I think trucks are brilliant. I didn’t up until a few days ago but having driven almost every full-size pickup on the market (Toyota wasn’t interested), I’ve come around. I used to think they were for the type of person that owns a farm or operates an oil company. Someone who is obligated to wash their shirt after work on account of it being more blood and dirt than actual clothing material. I was wrong. Very wrong. Every one of the trucks I drove was like driving a large luxury vehicle. Or perhaps a more apt comparison would be a minivan. They both can haul a great many things and when similarly equipped, cost roughly the same.

There is no argument to be had that if you want the most practicality per dollar, a people carrier is what you’re looking for. The seats are vast and move in twenty directions, they are quiet and comfortable, they have large, functional infotainment centers and they can manage loads of cargo. Sound familiar? These are all phrases that can apply directly to any modern, mid-sized pickup as well. However, Americans buy around 40 billion pickups for every, one minivan. I think there are two reasons for this; the first is that being American means eventually owning a truck and eventually shooting your neighbor, and the second is that supposedly, minivans aren’t cool.

It’s this last bit that I struggle with the most. We all know that practicality isn’t cool, if it were the rich kids of Instagram would have a dozen followers to share, and game shows would feature contests between washing machines instead of contortionists. Yet despite this, there are many millions of people who believe pickups to be cool and minivans to be the embodiment of awful, soul-sucking, insert-politicly-charged-phrase-here misfortunes. I can no longer see the difference between them at all. They are exactly the same in every way, aside from the van getting better MPGs and being able to keep your payload dry and being better equipped and being cheaper. They are both, however, horribly useful things. They should both be equally cool, or equally lame.
So why then, if they are the same in every way, do folks continue to buy a new truck every half second rather than the minivan? Is it because, like the pointless and stupid crossover, the pickup gives its occupants a sense of safety that doesn’t actually exist? Perhaps it’s the illusion that sitting up higher allows you to see the road ahead more clearly? This notion can be dismissed straight away as the driver won’t be paying attention to the road anyway, so the height of the car is irrelevant. Maybe, as was recently pointed out by my non-contributing contributing editor at large Patrick, the truck outsells the van because clean up of the cargo area can be done with a hose or heavy rainstorm. To clean a minivan requires a vacuum, and that’s chores. No one likes chores.

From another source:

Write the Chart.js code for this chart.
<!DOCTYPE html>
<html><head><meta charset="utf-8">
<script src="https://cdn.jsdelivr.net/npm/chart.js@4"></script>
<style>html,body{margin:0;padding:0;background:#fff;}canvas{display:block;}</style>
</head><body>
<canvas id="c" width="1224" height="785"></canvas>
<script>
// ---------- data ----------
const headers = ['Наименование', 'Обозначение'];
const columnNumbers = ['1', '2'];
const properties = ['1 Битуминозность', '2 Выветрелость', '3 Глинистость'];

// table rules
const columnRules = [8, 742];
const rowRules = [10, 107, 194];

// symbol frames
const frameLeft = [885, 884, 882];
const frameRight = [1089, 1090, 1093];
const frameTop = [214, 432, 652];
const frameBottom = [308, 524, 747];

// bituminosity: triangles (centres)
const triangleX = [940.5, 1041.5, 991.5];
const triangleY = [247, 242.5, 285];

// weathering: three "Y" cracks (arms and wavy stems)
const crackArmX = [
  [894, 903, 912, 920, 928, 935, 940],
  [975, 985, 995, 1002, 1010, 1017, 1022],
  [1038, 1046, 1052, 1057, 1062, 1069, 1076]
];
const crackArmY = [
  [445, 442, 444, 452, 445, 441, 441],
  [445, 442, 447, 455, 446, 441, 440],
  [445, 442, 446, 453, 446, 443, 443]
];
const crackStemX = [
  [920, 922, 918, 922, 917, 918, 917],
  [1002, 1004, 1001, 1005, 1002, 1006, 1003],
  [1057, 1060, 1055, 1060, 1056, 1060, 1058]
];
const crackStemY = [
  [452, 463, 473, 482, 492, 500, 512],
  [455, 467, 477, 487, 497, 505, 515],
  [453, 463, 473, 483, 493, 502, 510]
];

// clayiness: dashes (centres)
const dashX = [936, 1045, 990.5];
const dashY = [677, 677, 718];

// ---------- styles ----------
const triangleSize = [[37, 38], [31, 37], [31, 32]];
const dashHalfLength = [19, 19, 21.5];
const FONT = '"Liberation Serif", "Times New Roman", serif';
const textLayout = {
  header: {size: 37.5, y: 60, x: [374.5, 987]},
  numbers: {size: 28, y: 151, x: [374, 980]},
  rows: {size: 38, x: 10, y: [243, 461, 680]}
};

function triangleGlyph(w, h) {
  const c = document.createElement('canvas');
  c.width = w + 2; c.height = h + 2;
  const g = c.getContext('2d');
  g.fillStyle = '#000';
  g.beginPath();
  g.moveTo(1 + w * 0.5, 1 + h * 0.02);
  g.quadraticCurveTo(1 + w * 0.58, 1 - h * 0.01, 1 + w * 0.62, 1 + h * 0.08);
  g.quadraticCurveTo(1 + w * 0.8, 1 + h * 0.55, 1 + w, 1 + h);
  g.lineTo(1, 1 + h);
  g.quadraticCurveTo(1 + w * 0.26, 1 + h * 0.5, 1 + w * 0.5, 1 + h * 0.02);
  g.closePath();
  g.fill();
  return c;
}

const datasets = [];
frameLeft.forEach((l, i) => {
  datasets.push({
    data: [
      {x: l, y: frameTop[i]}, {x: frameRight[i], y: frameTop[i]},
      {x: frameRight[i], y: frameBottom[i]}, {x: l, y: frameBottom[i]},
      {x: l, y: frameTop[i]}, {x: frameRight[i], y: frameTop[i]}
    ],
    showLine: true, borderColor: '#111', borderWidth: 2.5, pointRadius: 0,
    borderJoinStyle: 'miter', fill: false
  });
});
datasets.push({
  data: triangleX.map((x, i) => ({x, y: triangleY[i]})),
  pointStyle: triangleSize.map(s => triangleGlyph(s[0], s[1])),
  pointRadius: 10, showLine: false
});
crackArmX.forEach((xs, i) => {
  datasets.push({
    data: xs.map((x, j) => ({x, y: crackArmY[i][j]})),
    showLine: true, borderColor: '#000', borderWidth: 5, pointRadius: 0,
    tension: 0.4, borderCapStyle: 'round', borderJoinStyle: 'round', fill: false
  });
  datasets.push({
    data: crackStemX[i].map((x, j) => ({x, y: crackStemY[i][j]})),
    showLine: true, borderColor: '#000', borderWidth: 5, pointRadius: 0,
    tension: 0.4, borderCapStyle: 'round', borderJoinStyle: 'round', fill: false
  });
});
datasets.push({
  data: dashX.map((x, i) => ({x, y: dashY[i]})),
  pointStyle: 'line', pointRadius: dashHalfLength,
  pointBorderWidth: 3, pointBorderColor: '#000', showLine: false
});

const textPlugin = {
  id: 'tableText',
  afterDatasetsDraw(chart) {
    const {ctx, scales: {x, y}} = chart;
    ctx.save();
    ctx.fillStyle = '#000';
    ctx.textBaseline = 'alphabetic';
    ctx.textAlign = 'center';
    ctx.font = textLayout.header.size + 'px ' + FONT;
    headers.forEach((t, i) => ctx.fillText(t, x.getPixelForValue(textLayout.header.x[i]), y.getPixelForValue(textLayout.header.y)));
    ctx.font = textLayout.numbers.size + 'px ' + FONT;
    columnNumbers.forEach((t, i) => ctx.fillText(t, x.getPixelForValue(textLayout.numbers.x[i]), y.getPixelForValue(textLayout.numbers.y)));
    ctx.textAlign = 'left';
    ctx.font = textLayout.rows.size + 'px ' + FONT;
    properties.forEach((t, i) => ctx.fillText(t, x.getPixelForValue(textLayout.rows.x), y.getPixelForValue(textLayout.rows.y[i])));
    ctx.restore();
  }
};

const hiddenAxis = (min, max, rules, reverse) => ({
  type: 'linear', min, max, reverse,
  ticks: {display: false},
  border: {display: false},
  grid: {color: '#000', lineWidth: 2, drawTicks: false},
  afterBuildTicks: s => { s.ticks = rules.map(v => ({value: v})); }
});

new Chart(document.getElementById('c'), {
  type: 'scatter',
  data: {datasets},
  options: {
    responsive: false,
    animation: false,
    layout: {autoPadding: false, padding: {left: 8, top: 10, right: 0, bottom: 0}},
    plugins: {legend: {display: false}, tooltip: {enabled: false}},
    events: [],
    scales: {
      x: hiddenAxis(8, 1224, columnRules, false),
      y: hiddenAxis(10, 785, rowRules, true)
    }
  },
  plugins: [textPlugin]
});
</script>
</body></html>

I think where the truck scores major points is when you have to haul very smelly things. Simply chuck whatever it is in the back and let the rest of the world deal with it. I can’t imagine that the average truck enthusiast does this sort of thing regularly but even just one trip with a bed full of your neighbor’s carcasses could be worth the price of admission alone. Saves the Hoover as well. You might be screaming at your monitor about towing at this point, which is fair, except minivans can tow almost anything that you would need to be towed as well as a truck can. The Dodge Promaster will handle your jet skis as well as your Dodge Rebel. Sure, the Sienna can’t tow the Space Shuttle but the Tundra supposedly can. So, if you need to haul the former hopes of civilization through downtown Los Angeles or the not-so-fresh remains of your latest kill, purchase a truck. If however, you need to do literally anything else, buy yourself a minivan. Whatever you do, don’t buy a crossover.